■ **Input records**:
↓

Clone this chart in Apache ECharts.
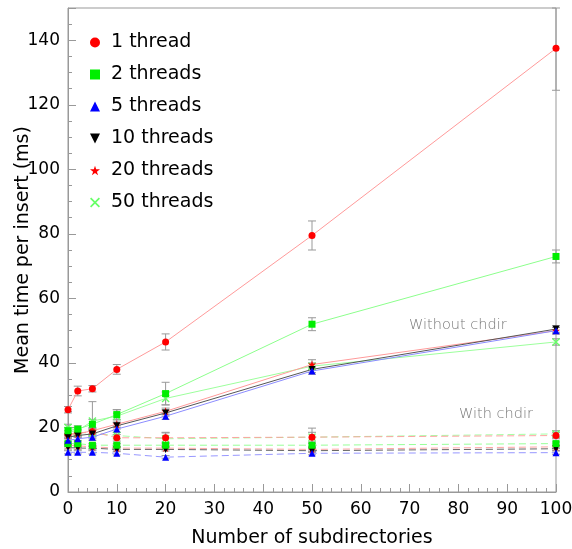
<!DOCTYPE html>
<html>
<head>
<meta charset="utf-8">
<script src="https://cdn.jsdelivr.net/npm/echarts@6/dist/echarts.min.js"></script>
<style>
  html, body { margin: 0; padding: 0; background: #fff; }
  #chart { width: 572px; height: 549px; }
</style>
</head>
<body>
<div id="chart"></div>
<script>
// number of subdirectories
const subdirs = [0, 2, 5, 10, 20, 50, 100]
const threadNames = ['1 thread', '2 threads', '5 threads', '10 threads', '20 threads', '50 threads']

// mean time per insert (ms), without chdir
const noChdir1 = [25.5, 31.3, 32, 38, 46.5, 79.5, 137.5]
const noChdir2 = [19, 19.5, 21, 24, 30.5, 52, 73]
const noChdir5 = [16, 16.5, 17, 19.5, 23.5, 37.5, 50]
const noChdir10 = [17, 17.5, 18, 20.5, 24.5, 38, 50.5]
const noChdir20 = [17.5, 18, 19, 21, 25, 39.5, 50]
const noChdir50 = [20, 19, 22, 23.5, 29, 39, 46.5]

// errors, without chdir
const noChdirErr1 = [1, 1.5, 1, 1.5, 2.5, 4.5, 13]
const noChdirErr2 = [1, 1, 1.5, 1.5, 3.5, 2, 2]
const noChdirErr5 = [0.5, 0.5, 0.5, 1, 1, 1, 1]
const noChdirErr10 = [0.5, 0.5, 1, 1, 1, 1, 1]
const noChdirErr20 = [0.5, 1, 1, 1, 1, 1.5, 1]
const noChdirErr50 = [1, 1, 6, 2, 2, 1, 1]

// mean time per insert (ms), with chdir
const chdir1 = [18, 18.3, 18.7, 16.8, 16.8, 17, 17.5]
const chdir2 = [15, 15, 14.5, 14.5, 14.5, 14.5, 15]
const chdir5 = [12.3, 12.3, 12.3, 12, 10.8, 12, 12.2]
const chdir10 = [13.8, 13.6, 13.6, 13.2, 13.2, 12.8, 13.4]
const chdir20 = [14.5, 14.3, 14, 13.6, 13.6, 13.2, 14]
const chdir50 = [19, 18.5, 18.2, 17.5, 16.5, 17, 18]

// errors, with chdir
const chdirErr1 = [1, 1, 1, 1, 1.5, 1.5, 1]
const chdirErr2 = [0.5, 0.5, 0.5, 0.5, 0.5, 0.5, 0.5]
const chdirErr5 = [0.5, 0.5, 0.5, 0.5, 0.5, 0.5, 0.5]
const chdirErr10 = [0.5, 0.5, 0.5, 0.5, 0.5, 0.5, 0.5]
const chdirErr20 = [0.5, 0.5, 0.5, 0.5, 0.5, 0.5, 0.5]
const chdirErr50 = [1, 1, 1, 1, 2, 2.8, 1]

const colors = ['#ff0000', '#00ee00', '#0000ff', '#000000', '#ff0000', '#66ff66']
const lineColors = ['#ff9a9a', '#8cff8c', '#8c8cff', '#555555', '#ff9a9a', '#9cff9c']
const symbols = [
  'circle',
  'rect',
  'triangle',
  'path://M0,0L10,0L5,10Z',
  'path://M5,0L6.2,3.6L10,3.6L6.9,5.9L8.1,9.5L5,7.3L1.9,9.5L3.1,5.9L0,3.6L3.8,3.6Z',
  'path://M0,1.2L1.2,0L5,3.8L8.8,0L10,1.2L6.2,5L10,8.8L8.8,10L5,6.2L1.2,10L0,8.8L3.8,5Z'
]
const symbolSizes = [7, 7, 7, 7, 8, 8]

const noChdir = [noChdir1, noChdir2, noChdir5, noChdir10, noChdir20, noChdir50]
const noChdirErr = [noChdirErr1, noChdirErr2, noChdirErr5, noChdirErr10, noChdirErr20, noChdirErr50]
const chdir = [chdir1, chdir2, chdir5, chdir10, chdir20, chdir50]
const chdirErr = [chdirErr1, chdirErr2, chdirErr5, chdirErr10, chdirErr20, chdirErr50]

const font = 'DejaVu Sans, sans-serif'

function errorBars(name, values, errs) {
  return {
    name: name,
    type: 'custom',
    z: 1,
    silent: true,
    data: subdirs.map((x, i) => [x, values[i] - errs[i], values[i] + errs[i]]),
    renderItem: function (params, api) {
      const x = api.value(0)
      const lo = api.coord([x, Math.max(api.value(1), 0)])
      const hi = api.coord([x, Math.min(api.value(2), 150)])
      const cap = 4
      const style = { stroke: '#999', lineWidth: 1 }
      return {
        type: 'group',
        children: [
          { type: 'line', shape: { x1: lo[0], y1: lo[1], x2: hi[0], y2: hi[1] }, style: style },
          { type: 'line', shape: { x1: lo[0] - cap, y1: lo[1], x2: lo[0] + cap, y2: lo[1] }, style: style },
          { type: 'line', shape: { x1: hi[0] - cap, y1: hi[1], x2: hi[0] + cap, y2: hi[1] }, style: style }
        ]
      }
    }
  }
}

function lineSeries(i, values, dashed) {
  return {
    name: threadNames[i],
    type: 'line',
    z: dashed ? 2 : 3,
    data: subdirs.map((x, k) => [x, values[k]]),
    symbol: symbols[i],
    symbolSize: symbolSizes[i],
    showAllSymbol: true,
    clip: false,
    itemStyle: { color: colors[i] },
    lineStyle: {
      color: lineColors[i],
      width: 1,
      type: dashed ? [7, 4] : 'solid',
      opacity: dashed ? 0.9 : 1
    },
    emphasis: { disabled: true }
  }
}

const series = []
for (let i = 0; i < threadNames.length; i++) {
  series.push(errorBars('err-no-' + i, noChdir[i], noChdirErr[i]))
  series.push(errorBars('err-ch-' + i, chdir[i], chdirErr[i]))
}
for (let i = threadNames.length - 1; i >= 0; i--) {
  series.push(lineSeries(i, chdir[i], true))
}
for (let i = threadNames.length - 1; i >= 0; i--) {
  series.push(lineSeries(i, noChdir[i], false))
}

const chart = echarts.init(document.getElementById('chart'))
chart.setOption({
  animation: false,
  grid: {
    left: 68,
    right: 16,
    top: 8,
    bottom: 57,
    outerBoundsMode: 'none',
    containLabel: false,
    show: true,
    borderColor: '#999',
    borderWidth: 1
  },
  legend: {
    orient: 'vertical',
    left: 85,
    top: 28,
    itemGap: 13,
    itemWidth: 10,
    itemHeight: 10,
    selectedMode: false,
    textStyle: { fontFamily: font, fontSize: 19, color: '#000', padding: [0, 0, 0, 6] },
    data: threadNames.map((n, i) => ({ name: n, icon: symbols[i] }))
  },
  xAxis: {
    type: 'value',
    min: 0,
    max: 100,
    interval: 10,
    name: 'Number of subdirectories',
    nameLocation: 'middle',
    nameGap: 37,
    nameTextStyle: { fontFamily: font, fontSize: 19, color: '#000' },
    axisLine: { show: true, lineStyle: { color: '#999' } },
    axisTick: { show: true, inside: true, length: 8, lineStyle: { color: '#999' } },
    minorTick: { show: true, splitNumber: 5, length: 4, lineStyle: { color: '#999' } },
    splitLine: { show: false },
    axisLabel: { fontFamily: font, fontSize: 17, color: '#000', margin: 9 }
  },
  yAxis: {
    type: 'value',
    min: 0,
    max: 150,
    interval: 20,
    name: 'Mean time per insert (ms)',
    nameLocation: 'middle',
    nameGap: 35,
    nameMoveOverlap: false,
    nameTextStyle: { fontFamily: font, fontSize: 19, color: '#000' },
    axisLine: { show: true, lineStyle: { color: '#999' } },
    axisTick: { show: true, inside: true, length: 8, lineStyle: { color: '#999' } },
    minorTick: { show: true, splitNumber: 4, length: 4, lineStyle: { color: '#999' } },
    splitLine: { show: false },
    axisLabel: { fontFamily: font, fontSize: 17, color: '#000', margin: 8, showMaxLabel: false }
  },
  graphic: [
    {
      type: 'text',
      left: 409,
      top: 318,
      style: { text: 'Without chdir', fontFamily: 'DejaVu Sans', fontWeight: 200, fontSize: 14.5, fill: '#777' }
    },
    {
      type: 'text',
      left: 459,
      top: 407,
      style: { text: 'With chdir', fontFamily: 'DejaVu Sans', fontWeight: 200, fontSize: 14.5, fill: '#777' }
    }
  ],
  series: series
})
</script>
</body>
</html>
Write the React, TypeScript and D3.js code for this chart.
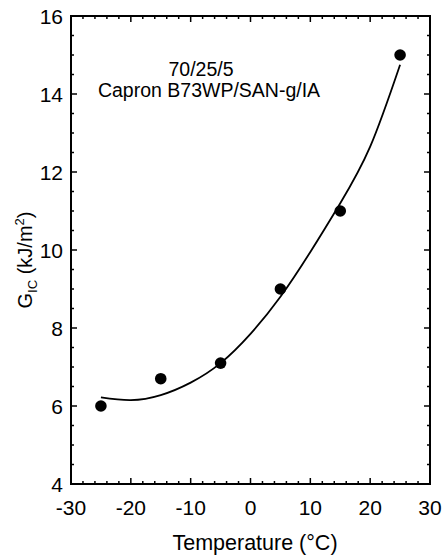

↑

■ **Exercise instructions**: Take every line from the data that contains the word "this".

■ **Answer to the task**:
Clone this chart in Apache ECharts.
Write the React, TypeScript and D3.js code for this chart.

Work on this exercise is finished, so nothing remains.